Dikutip dari keterangan resmi PB ESI, Selasa, e-doping sendiri merupakan terminologi baru di dalam topik integritas penggunaan teknologi turnamen esports.
Menurut Yudistira, perlu adanya antisipasi tantangan-tantangan yang akan dihadapi oleh ekosistem esports seiring dengan perkembangan teknologi.
Tantangan tersebut mencakup regulasi, isu-isu pelanggaran, serta integritas pemanfaatan teknologi dalam esports, termasuk bug exploits yang mengarah kepada kategori e-doping.
“Indonesia dinilai terdepan dalam infrastruktur hukum yang mengatur olahraga elektronik.
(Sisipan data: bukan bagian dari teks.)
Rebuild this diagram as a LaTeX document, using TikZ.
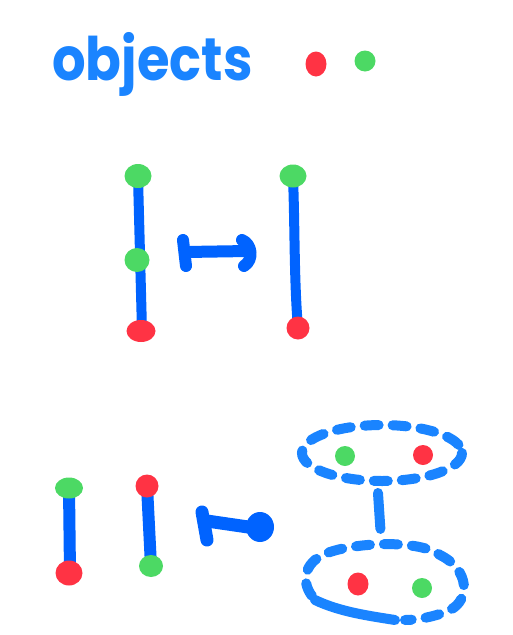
\documentclass[tikz,border=0pt]{standalone}
\usepackage{fontspec}
\setmainfont{Poppins}
\usetikzlibrary{shapes.geometric}
\definecolor{penblue}{HTML}{0063FF}
\definecolor{litblue}{HTML}{1A84FF}
\definecolor{dotred}{HTML}{FF3344}
\definecolor{dotgreen}{HTML}{4CD964}
\tikzset{
  stroke/.style={draw=penblue,line width=10pt,line cap=round,line join=round},
  dashstroke/.style={draw=litblue,line width=10pt,line cap=round,dash pattern=on 14pt off 14pt},
  rdot/.style={ellipse,fill=dotred,inner sep=0pt,minimum width=22pt,minimum height=22pt},
  gdot/.style={ellipse,fill=dotgreen,inner sep=0pt,minimum width=22pt,minimum height=22pt},
}
\begin{document}
\begin{tikzpicture}[x=1pt,y=-1pt]
\useasboundingbox (0,0) rectangle (512,635);
% title
\node[anchor=base west,text=litblue,font=\fontsize{60}{60}\selectfont\bfseries,inner sep=0pt,xscale=0.88] (title) at (52,80) {objects};
\node[rdot,minimum width=21pt,minimum height=25pt] (r0) at (316,64) {};
\node[gdot,minimum width=21pt,minimum height=21pt] (g0) at (365,61) {};
% middle row
\coordinate (a1) at (138,177);
\coordinate (a2) at (142,331);
\draw[stroke] (a1) -- (a2);
\node[gdot,minimum width=27pt,minimum height=24pt] (ga1) at (138,176) {};
\node[gdot,minimum width=25pt,minimum height=24pt] (ga2) at (137,260) {};
\node[rdot,minimum width=29pt,minimum height=22pt] (ra1) at (141,331) {};
\coordinate (m1a) at (183,240);
\coordinate (m1b) at (186,266);
\coordinate (m1c) at (186,252);
\coordinate (m1d) at (248,251);
\draw[stroke,line width=12pt] (m1a) -- (m1b);
\draw[stroke,line width=12pt] (m1c) -- (m1d);
\draw[stroke,line width=12pt] (242,240) .. controls (252,244) and (254,260) .. (244,266);
\coordinate (b1) at (293,177);
\coordinate (b2) at (298,328);
\draw[stroke] (b1) .. controls (295,230) and (294,280) .. (b2);
\node[gdot,minimum width=27pt,minimum height=23pt] (gb1) at (293,176) {};
\node[rdot,minimum width=23pt,minimum height=23pt] (rb1) at (298,328) {};
% bottom row
\coordinate (c1) at (69,488);
\coordinate (c2) at (70,573);
\draw[stroke,line width=12pt] (c1) -- (c2);
\node[gdot,minimum width=28pt,minimum height=21pt] (gc1) at (69,488) {};
\node[rdot,minimum width=27pt,minimum height=25pt] (rc1) at (69,573) {};
\coordinate (d1) at (147,486);
\coordinate (d2) at (151,566);
\draw[stroke,line width=12pt] (d1) -- (d2);
\node[rdot,minimum width=23pt,minimum height=23pt] (rd1) at (147,486) {};
\node[gdot,minimum width=24pt,minimum height=22pt] (gd1) at (151,566) {};
\coordinate (m2a) at (202,512);
\coordinate (m2b) at (207,540);
\coordinate (m2c) at (207,521);
\coordinate (m2d) at (255,528);
\draw[stroke,line width=13pt] (m2a) -- (m2b);
\draw[stroke,line width=13pt] (m2c) -- (m2d);
\node[ellipse,fill=penblue,minimum width=28pt,minimum height=30pt,inner sep=0pt] (head2) at (260,527) {};
% dashed spheres
\draw[dashstroke] (382,453) ellipse [x radius=80,y radius=28];
\node[gdot,minimum width=20pt,minimum height=20pt] (ge1) at (345,456) {};
\node[rdot,minimum width=20pt,minimum height=20pt] (re1) at (423,455) {};
\coordinate (v1) at (378,493);
\coordinate (v2) at (381,538);
\draw[dashstroke,dash pattern=on 36pt off 14pt] (v1) -- (v2);
\draw[dashstroke] (312,596) .. controls (300,580) and (305,560) .. (330,552)
  .. controls (360,542) and (420,540) .. (440,555)
  .. controls (470,570) and (470,600) .. (450,610)
  .. controls (440,615) and (420,620) .. (405,620);
\draw[draw=litblue,line width=10pt,line cap=round] (315,600) .. controls (340,612) and (370,616) .. (395,620);
\node[rdot,minimum width=21pt,minimum height=23pt] (re2) at (358,584) {};
\node[gdot,minimum width=20pt,minimum height=20pt] (ge2) at (422,588) {};
\end{tikzpicture}
\end{document}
PB ESI dinilai memiliki peranan penting dalam pembentukan tren-tren kebijakan ekosistem esports dan olahraga elektronik di masa depan,” kata dia saat menjadi salah satu pembicara di Games of Strategies: The Legal Frontiers of Technology in Sports yang berlangsung di Kuala Lumpur, Malaysia.
Terminologi e-doping sendiri dicetuskan untuk kali pertama oleh Sekretaris Jenderal PB ESI Frengky Ong pada saat pertandingan final nomor Valorant pada cabang esports pada perhelatan SEA Games 2023 Kamboja beberapa waktu lalu.
Terminologi tersebut mencuat sebagai respon atas dugaan adanya eksploitasi bug pada pertandingan tersebut.
Atas insiden tersebut, Indonesia menjadi negara yang menyerukan dengan tegas untuk diberlakukannya regulasi mengenai larangan penyalahgunaan bug dan menyebut bahwa tindakan tersebut setara dengan penggunaan doping yang melanggar nilai-nilai integritas serta sportivitas pada olahraga esports.
Selanjutnya, istilah e-doping menjadi terminologi resmi yang digunakan oleh penyelenggara cabang olahraga esports Asian Games 2022 Hangzhou, dalam aturannya melarang atlet untuk melakukan eksploitasi teknologi atau bug dengan tujuan meningkatkan performa secara tidak berintegritas, berlaku curang, dan tidak sportif.